■ Written problem ■
Print exactly the lines from the first one down to the line that contains "(0,0) rectangle (1483,589);", both included, and skip the pictures.

--------------------------------------------------

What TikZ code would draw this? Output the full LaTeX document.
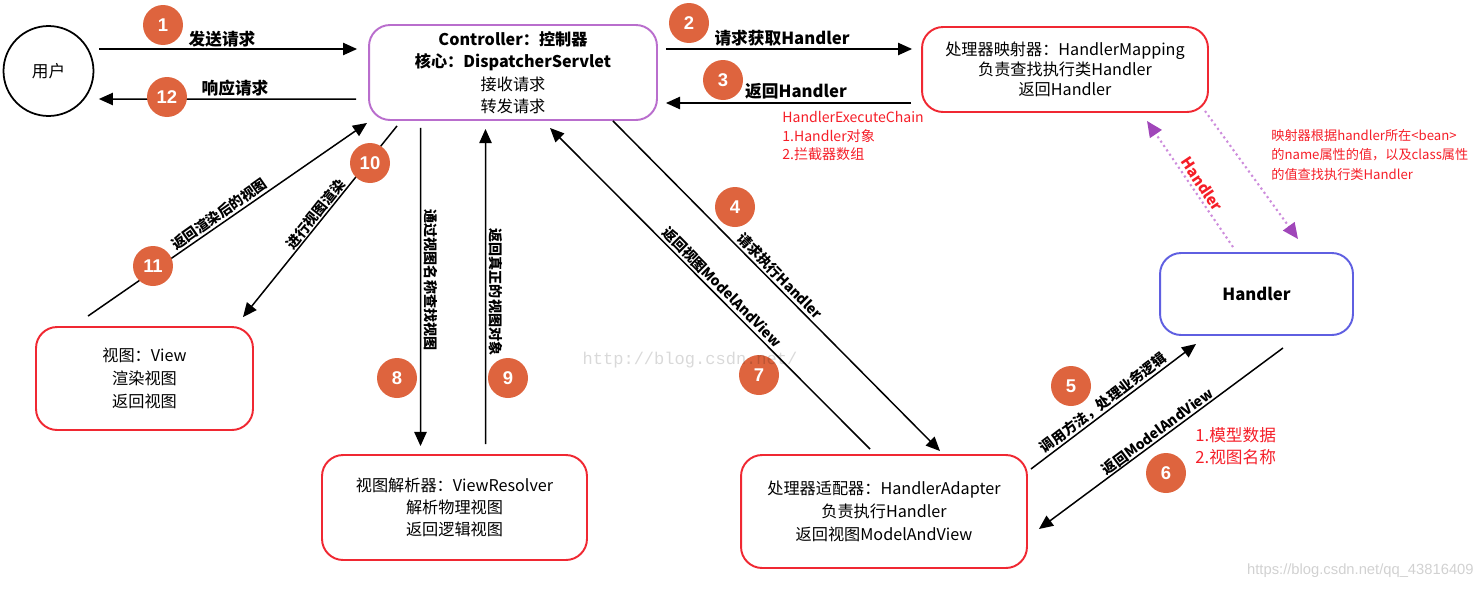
\documentclass[tikz,border=0pt]{standalone}
\usepackage{fontspec}
\setmainfont{Noto Sans CJK SC}
\newfontfamily\wmserif{Liberation Mono}
\newfontfamily\wmsans{Liberation Sans}
\usetikzlibrary{arrows.meta,calc}
\definecolor{numor}{RGB}{222,100,62}
\definecolor{boxred}{RGB}{240,40,50}
\definecolor{boxpurple}{RGB}{185,110,205}
\definecolor{boxblue}{RGB}{95,95,225}
\definecolor{txtred}{RGB}{245,30,40}
\definecolor{dotpurple}{RGB}{205,140,220}
\definecolor{headpurple}{RGB}{160,70,185}
\begin{document}
\begin{tikzpicture}[x=0.02cm,y=-0.02cm,
  box/.style={draw=boxred, line width=1.1pt, rounded corners=12pt, align=center, inner sep=0pt, fill=white},
  boxtxt/.style={font=\fontsize{9.2}{12.8}\selectfont},
  arr/.style={line width=0.85pt, -{Triangle[length=8pt,width=7pt]}},
  dotarr/.style={draw=dotpurple, line width=1.2pt, dash pattern=on 1.2pt off 1.8pt, -{Triangle[length=9pt,width=8pt,color=headpurple]}},
  num/.style={circle, fill=numor, text=white, minimum size=0.8cm, inner sep=0pt, font=\wmsans\bfseries\fontsize{10.5}{12}\selectfont},
  hlab/.style={font=\bfseries\fontsize{9.5}{11}\selectfont},
  slab/.style={font=\bfseries\fontsize{8}{9}\selectfont, inner sep=0pt},
  redtxt/.style={text=txtred, align=left, inner sep=0pt}
]
\useasboundingbox (0,0) rectangle (1483,589);

% boxes
\node[circle, draw=black, line width=1pt, minimum size=1.8cm, inner sep=0pt, font=\fontsize{9.5}{11}\selectfont] (user) at (48.5,71) {用户};
\node[box, draw=boxpurple, boxtxt, minimum width=5.76cm, minimum height=1.9cm] (ctrl) at (513,72.5)
  {\textbf{Controller：控制器}\\ \textbf{核心：DispatcherServlet}\\ 接收请求\\ 转发请求};
\node[box, font=\fontsize{9.2}{11.4}\selectfont, minimum width=5.72cm, minimum height=1.7cm] (map) at (1065,69.5)
  {处理器映射器：HandlerMapping\\ 负责查找执行类Handler\\ 返回Handler};
\node[box, draw=boxblue, font=\bfseries\fontsize{9.5}{11}\selectfont, minimum width=3.86cm, minimum height=1.64cm] (hdl) at (1256.5,294) {Handler};
\node[box, font=\fontsize{9.2}{12.9}\selectfont, minimum width=4.34cm, minimum height=2.06cm] (view) at (144.5,378.5)
  {视图：View\\ 渲染视图\\ 返回视图};
\node[box, font=\fontsize{9.2}{12.7}\selectfont, minimum width=5.3cm, minimum height=2.1cm] (vr) at (454.5,507.5)
  {视图解析器：ViewResolver\\ 解析物理视图\\ 返回逻辑视图};
\node[box, font=\fontsize{9.2}{13}\selectfont, minimum width=5.72cm, minimum height=2.26cm] (ha) at (884,511.5)
  {处理器适配器：HandlerAdapter\\ 负责执行Handler\\ 返回视图ModelAndView};

% connectors
\draw[arr] ($(user.east)+(5,-22)$) -- ($(ctrl.west)+(-11,-23.5)$);
\draw[arr] ($(ctrl.west)+(-12,26.5)$) -- ($(user.east)+(4.5,28)$);
\draw[arr] ($(ctrl.east)+(8,-23.5)$) -- ($(map.west)+(-9,-20.5)$);
\draw[arr] ($(map.west)+(-10,33.5)$) -- ($(ctrl.east)+(8,30.5)$);
\draw[arr] ($(ctrl.south)+(100,0)$) -- ($(ha.north)+(56,-3)$);
\draw[arr] ($(ha.north)+(-14,-5)$) -- ($(ctrl.south)+(37,7)$);
\draw[arr] ($(ctrl.south)+(-92.5,7)$) -- ($(vr.north)+(-34,-8)$);
\draw[arr] ($(vr.north)+(31,-10)$) -- ($(ctrl.south)+(-27.5,8)$);
\draw[arr] ($(ctrl.south)+(-116,5)$) -- ($(view.north)+(98.5,-9)$);
\draw[arr] ($(view.north)+(-56.5,-10)$) -- ($(ctrl.south)+(-146,2)$);
\draw[arr] ($(ha.east)+(3,-42.5)$) -- ($(hdl.south)+(-60.5,8)$);
\draw[arr] ($(hdl.south)+(26.5,12)$) -- ($(ha.east)+(11,17.5)$);
\draw[dotarr] ($(hdl.north)+(-23.5,-5)$) -- ($(map.south)+(82,8)$);
\draw[dotarr] ($(map.south)+(140,-2)$) -- ($(hdl.north)+(41.5,-13)$);

% connector labels
\node[hlab] (l1) at (222,39) {发送请求};
\node[hlab] (l12) at (235,88) {响应请求};
\node[hlab] (l2) at (782,38) {请求获取Handler};
\node[hlab] (l3) at (796,91) {返回Handler};
\node[slab, rotate=-45.3] (l4) at (780,276) {请求执行Handler};
\node[slab, rotate=-45.3] (l7) at (722,287) {返回视图ModelAndView};
\node[slab, rotate=-90] (l8) at (431,280) {通过视图名称查找视图};
\node[slab, rotate=-90] (l9) at (496,292) {返回真正的视图对象};
\node[slab, rotate=51.4] (l10) at (315.5,214) {进行视图渲染};
\node[slab, rotate=35.2] (l11) at (219,214) {返回渲染后的视图};
\node[slab, rotate=37.2] (l5) at (1103.5,403) {调用方法，处理业务逻辑};
\node[slab, rotate=36.6] (l6) at (1157.5,431.5) {返回ModelAndView};
\node[slab, text=txtred, font=\bfseries\fontsize{8.5}{10}\selectfont, rotate=-56.3] (lh) at (1202,184) {Handler};

% red notes
\node[redtxt, anchor=west, font=\fontsize{8}{10.8}\selectfont] (n1) at (782,136)
  {HandlerExecuteChain\\ 1.Handler对象\\ 2.拦截器数组};
\node[redtxt, anchor=west, font=\fontsize{7.5}{11.3}\selectfont] (n2) at (1271,155)
  {映射器根据handler所在<bean>\\ 的name属性的值，以及class属性\\ 的值查找执行类Handler};
\node[redtxt, anchor=west, font=\fontsize{9.5}{12.5}\selectfont] (n3) at (1195,446)
  {1.模型数据\\ 2.视图名称};

% step numbers
\node[num] (c1) at (163,25) {1};
\node[num] (c2) at (689,23) {2};
\node[num] (c3) at (723,80) {3};
\node[num] (c4) at (735,207) {4};
\node[num] (c5) at (1071,386) {5};
\node[num] (c6) at (1166,473) {6};
\node[num] (c7) at (759,375) {7};
\node[num] (c8) at (397,378) {8};
\node[num] (c9) at (508,378) {9};
\node[num] (c10) at (370,163) {10};
\node[num] (c11) at (153,266) {11};
\node[num] (c12) at (167,97) {12};

% watermarks
\node[text=black, opacity=0.15, font=\wmserif\fontsize{9.7}{11}\selectfont, inner sep=0pt] (wm1) at (690,360) {http://blog.csdn.net/};
\node[text=black, opacity=0.18, anchor=east, font=\wmsans\fontsize{8.4}{10}\selectfont, inner sep=0pt] (wm2) at (1474,571) {https://blog.csdn.net/qq\_43816409};
\end{tikzpicture}
\end{document}
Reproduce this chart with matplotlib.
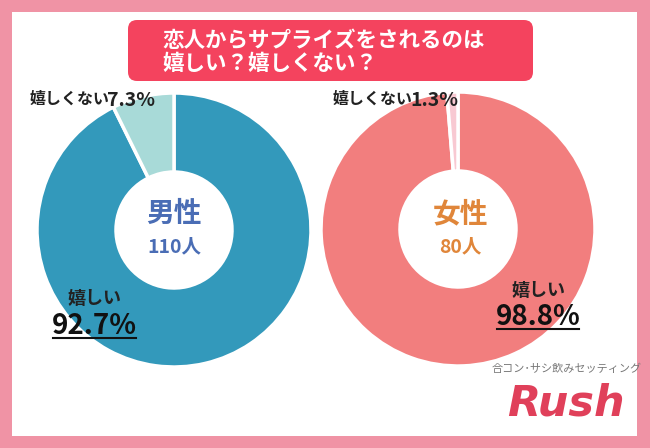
import matplotlib
matplotlib.use("Agg")
import matplotlib.pyplot as plt
from matplotlib.patches import FancyBboxPatch, Rectangle

plt.rcParams['font.family'] = ['Noto Sans CJK JP', 'DejaVu Sans']

title = "恋人からサプライズをされるのは\n嬉しい？嬉しくない？"
groups = ["男性", "女性"]
counts = ["110人", "80人"]
labels = ["嬉しい", "嬉しくない"]
male_values = [92.7, 7.3]
female_values = [98.8, 1.3]
male_colors = ["#3399BB", "#A8DAD8"]
female_colors = ["#F27E7E", "#F8C9D2"]

W, H = 650, 448
fig = plt.figure(figsize=(W / 100, H / 100), dpi=100)
fig.patch.set_facecolor("#F093A5")
ax = fig.add_axes([0, 0, 1, 1])
ax.set_xlim(0, W)
ax.set_ylim(0, H)
ax.set_aspect('equal')
ax.axis('off')

def Y(y):
    return H - y

# white panel
ax.add_patch(Rectangle((12, Y(436)), 625, 424, facecolor="white", edgecolor="none", zorder=0))

# title box
ax.add_patch(FancyBboxPatch((128, Y(81)), 405, 61, boxstyle="round,pad=0,rounding_size=9",
                            facecolor="#F4435E", edgecolor="none", zorder=1))
ax.text(162, Y(52), title, ha="left", va="center", color="white", fontsize=15.5,
        fontweight="bold", linespacing=1.1, zorder=2)

R, r = 137, 58
centers = [(174, Y(230)), (458, Y(229))]
for (cx, cy), vals, cols in zip(centers, [male_values, female_values], [male_colors, female_colors]):
    ax.pie(vals, colors=cols, startangle=90, counterclock=False, center=(cx, cy), radius=R,
           wedgeprops=dict(width=R - r, edgecolor="white", linewidth=2.5), frame=True)
ax.set_xlim(0, W)
ax.set_ylim(0, H)
ax.axis('off')

# center labels
ax.text(174, Y(214), groups[0], ha="center", va="center", color="#4A6DB5", fontsize=20, fontweight="bold")
ax.text(174, Y(247), counts[0], ha="center", va="center", color="#4A6DB5", fontsize=14, fontweight="bold")
ax.text(460, Y(214), groups[1], ha="center", va="center", color="#E0863A", fontsize=20, fontweight="bold")
ax.text(460, Y(247), counts[1], ha="center", va="center", color="#E0863A", fontsize=14, fontweight="bold")

# small-slice labels
def small_label(x_right, y, name, pct):
    t2 = ax.text(x_right, Y(y), f"{pct}%", ha="right", va="center", fontsize=14,
                 fontweight="bold", color="#222222")
    fig.canvas.draw()
    bb = t2.get_window_extent()
    ax.text(bb.x0 + 3, Y(y) + 1, name, ha="right", va="center", fontsize=11.5,
            fontweight="bold", color="#222222")

small_label(155, 100, labels[1], male_values[1])
small_label(458, 100, labels[1], female_values[1])

# big-slice labels
def big_label(xc, y1, y2, pct):
    ax.text(xc, Y(y1), labels[0], ha="center", va="center", fontsize=13,
            fontweight="bold", color="#222222")
    t = ax.text(xc, Y(y2), f"{pct}%", ha="center", va="center", fontsize=20,
                fontweight="bold", color="#111111")
    fig.canvas.draw()
    bb = t.get_window_extent()
    ax.plot([bb.x0 + 1, bb.x1 - 1], [Y(y2 + 12), Y(y2 + 12)], color="#111111", lw=1.5)

big_label(94, 299, 326, male_values[0])
big_label(538, 290, 317, female_values[0])

# branding
ax.text(567, Y(369), "合コン･サシ飲みセッティング", ha="center", va="center", fontsize=8,
        color="#777777")
ax.text(566, Y(404), "Rush", ha="center", va="center", fontsize=31, fontweight="bold",
        fontstyle="italic", color="#E0405A", family="DejaVu Sans")

fig.savefig("out.png", dpi=100, facecolor=fig.get_facecolor())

--------------------------------------------------

■ Result below ■
What TikZ code would draw this? Output the full LaTeX document.
\documentclass[tikz,border=0pt]{standalone}
\usepackage{fontspec}
\setmainfont{Noto Sans CJK SC}
\newfontfamily\wmserif{Liberation Mono}
\newfontfamily\wmsans{Liberation Sans}
\usetikzlibrary{arrows.meta,calc}
\definecolor{numor}{RGB}{222,100,62}
\definecolor{boxred}{RGB}{240,40,50}
\definecolor{boxpurple}{RGB}{185,110,205}
\definecolor{boxblue}{RGB}{95,95,225}
\definecolor{txtred}{RGB}{245,30,40}
\definecolor{dotpurple}{RGB}{205,140,220}
\definecolor{headpurple}{RGB}{160,70,185}
\begin{document}
\begin{tikzpicture}[x=0.02cm,y=-0.02cm,
  box/.style={draw=boxred, line width=1.1pt, rounded corners=12pt, align=center, inner sep=0pt, fill=white},
  boxtxt/.style={font=\fontsize{9.2}{12.8}\selectfont},
  arr/.style={line width=0.85pt, -{Triangle[length=8pt,width=7pt]}},
  dotarr/.style={draw=dotpurple, line width=1.2pt, dash pattern=on 1.2pt off 1.8pt, -{Triangle[length=9pt,width=8pt,color=headpurple]}},
  num/.style={circle, fill=numor, text=white, minimum size=0.8cm, inner sep=0pt, font=\wmsans\bfseries\fontsize{10.5}{12}\selectfont},
  hlab/.style={font=\bfseries\fontsize{9.5}{11}\selectfont},
  slab/.style={font=\bfseries\fontsize{8}{9}\selectfont, inner sep=0pt},
  redtxt/.style={text=txtred, align=left, inner sep=0pt}
]
\useasboundingbox (0,0) rectangle (1483,589);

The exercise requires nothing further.